* [Dataset excerpts]:
--- Start ---

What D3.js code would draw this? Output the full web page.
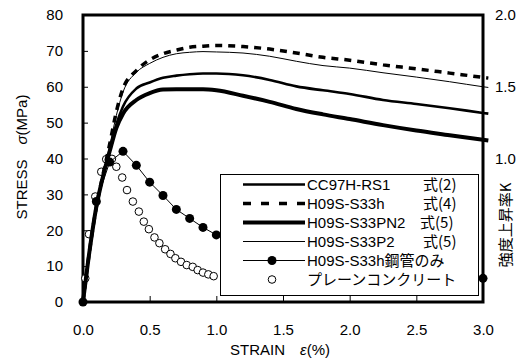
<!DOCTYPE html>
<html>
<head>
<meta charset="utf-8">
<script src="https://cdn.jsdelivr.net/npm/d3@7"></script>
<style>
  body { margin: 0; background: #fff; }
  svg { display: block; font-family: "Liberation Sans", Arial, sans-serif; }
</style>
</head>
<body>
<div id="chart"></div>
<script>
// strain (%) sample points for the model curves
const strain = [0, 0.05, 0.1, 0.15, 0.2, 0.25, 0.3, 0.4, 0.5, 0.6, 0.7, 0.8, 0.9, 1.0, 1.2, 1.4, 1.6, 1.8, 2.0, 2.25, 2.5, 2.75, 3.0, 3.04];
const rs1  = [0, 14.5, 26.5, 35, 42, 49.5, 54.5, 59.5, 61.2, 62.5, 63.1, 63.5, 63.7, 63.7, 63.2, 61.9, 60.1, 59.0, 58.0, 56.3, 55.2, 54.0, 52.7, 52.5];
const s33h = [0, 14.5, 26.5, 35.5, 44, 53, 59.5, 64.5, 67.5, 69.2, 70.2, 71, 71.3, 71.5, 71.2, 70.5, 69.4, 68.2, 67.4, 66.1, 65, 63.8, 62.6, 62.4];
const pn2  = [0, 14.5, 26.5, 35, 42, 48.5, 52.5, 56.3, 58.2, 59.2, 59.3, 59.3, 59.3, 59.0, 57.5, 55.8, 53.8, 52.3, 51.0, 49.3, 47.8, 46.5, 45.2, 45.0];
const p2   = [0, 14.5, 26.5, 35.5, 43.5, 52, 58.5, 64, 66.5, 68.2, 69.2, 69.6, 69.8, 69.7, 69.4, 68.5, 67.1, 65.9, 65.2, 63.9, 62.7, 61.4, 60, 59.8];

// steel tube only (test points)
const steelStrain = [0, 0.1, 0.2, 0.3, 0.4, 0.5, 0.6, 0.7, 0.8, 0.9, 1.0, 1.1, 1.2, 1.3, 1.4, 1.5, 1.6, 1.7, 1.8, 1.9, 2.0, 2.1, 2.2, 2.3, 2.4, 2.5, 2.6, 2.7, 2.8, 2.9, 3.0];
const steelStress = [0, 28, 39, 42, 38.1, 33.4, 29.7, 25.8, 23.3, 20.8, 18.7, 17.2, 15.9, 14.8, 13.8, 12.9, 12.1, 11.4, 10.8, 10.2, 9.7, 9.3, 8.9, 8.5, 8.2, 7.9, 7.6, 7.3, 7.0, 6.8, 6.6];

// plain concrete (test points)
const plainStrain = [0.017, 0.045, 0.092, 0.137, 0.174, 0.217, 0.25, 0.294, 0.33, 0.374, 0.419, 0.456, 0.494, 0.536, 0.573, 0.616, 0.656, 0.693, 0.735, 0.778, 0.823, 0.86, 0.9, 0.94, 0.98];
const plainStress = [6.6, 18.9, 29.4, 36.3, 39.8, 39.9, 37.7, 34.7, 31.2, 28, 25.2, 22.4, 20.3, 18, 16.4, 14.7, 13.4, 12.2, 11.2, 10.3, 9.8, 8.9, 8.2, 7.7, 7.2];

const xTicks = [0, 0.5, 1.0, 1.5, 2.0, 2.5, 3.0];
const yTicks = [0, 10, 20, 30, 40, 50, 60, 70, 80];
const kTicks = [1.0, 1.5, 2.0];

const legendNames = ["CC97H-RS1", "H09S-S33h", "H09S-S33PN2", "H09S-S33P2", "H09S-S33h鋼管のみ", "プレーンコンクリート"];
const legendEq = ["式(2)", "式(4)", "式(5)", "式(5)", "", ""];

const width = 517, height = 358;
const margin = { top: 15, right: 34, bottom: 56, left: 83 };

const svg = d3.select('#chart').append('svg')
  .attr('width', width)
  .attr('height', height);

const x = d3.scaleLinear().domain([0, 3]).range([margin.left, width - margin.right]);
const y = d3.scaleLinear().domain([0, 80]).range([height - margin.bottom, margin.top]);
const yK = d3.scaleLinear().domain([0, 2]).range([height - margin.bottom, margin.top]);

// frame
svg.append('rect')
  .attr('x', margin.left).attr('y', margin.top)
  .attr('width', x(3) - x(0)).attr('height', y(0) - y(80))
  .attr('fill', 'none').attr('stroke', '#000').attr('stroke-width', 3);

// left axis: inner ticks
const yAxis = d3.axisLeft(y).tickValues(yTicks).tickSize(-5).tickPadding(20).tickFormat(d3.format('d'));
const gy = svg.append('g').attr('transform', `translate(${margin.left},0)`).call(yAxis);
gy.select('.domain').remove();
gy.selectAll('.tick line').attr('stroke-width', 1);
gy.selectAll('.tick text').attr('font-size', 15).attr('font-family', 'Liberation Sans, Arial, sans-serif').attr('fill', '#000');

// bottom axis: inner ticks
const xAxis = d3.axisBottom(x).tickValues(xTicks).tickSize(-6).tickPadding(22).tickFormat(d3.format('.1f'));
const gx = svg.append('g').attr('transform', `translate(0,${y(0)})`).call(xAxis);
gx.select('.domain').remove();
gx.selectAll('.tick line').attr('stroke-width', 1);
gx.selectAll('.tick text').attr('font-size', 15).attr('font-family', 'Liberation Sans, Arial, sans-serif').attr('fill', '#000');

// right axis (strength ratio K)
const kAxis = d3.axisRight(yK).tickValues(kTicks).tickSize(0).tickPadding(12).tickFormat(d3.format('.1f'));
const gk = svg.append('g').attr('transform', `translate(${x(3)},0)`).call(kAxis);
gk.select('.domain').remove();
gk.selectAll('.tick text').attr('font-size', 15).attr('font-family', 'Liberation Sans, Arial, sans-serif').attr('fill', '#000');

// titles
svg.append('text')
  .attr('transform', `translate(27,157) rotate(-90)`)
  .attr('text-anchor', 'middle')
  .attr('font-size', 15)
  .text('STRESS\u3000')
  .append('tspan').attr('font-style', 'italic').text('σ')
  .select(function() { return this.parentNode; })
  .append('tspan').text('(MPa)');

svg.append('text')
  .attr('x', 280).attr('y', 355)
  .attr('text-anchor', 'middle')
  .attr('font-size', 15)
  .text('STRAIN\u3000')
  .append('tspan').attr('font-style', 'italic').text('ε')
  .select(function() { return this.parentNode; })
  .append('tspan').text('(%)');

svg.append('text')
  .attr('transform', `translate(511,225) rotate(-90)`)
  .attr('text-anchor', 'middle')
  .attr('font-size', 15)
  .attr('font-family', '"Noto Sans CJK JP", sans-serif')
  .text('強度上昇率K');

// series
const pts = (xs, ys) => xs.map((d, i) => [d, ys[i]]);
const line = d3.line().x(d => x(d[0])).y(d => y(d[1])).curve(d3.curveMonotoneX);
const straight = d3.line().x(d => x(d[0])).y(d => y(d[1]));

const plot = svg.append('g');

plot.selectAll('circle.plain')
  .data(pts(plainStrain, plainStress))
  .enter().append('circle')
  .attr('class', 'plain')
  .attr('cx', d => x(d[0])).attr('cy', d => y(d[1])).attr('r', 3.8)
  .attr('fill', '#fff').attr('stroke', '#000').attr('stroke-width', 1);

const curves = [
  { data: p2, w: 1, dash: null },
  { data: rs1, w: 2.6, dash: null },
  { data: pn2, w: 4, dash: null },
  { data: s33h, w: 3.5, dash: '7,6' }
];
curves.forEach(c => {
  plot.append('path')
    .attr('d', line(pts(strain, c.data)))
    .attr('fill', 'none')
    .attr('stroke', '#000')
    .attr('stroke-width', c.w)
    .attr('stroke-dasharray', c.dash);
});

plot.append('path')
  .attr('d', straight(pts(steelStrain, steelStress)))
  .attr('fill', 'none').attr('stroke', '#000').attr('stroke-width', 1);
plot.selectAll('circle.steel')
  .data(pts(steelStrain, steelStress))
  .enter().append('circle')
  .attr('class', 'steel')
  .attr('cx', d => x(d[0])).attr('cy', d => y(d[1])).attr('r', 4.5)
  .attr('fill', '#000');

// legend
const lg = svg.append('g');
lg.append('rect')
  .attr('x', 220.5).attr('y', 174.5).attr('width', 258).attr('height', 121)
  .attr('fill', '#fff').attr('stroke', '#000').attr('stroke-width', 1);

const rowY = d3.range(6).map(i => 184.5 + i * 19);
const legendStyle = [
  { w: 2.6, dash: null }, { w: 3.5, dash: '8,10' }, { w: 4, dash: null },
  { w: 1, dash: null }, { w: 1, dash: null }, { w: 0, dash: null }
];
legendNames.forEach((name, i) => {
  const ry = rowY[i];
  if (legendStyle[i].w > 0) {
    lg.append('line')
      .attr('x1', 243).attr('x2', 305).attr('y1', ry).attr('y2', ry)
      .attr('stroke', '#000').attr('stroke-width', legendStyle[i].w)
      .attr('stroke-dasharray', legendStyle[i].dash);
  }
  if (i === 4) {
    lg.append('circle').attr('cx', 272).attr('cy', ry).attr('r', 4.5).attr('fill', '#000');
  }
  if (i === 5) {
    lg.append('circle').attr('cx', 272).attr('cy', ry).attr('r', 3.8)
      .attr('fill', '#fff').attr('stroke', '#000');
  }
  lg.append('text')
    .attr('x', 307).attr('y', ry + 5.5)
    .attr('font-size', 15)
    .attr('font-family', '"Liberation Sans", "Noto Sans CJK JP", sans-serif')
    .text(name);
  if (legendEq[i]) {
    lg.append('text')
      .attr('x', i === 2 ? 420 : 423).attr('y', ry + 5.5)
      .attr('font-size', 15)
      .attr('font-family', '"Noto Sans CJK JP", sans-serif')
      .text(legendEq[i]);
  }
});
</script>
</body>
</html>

--- End ---
--- Start ---

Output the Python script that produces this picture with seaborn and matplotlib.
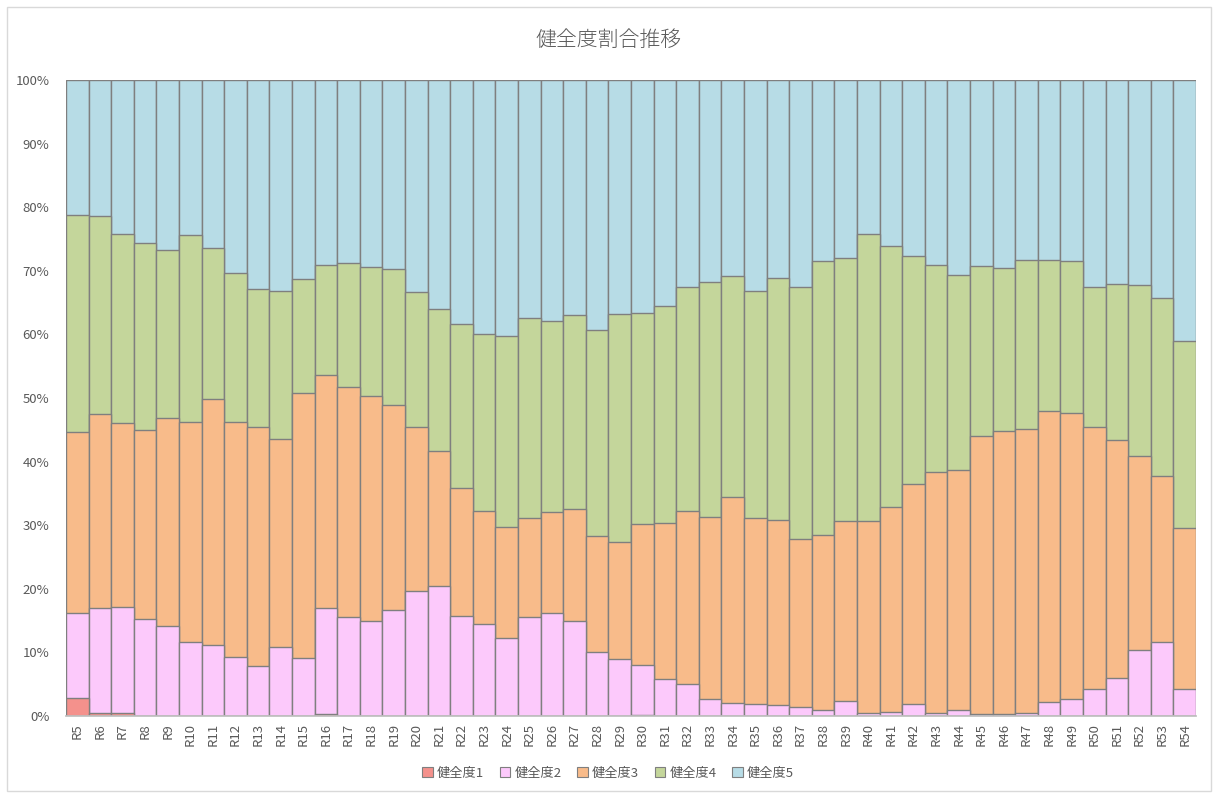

--- End ---
--- Start ---

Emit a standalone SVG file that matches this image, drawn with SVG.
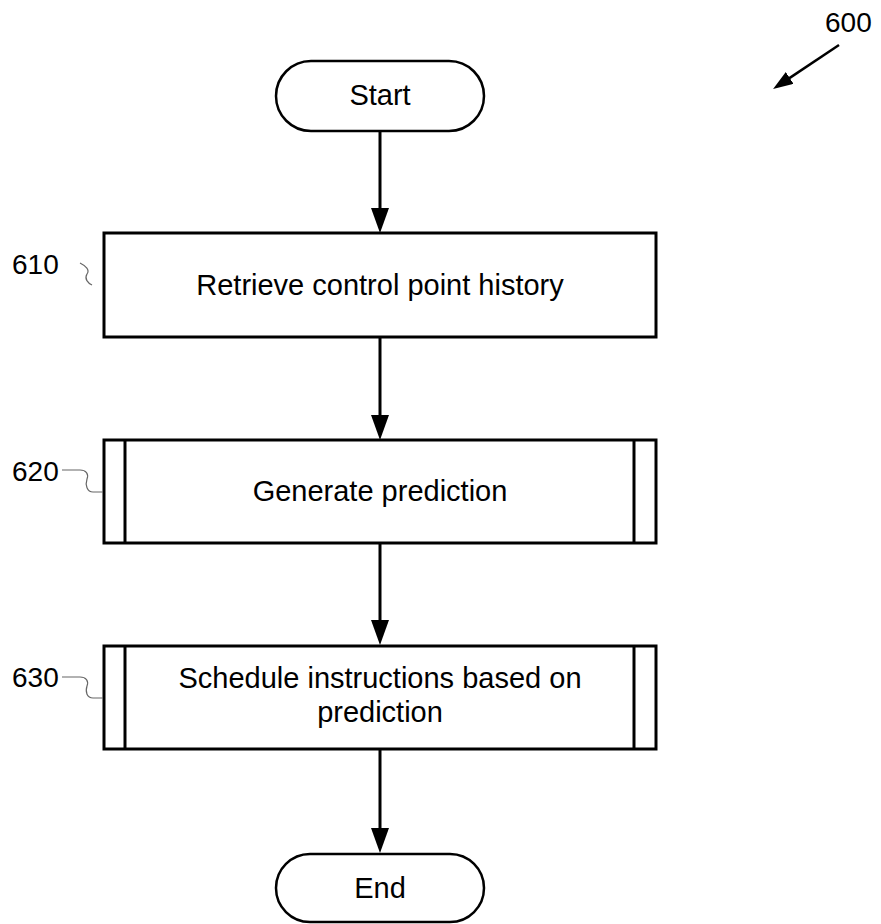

--- End ---

* [What is expected]: Copy every line from the entries that contains the word "script".

* [Full output]:
<script src="https://cdn.jsdelivr.net/npm/d3@7"></script>
<script>
</script>
Output the Python script that produces this picture with seaborn and matplotlib.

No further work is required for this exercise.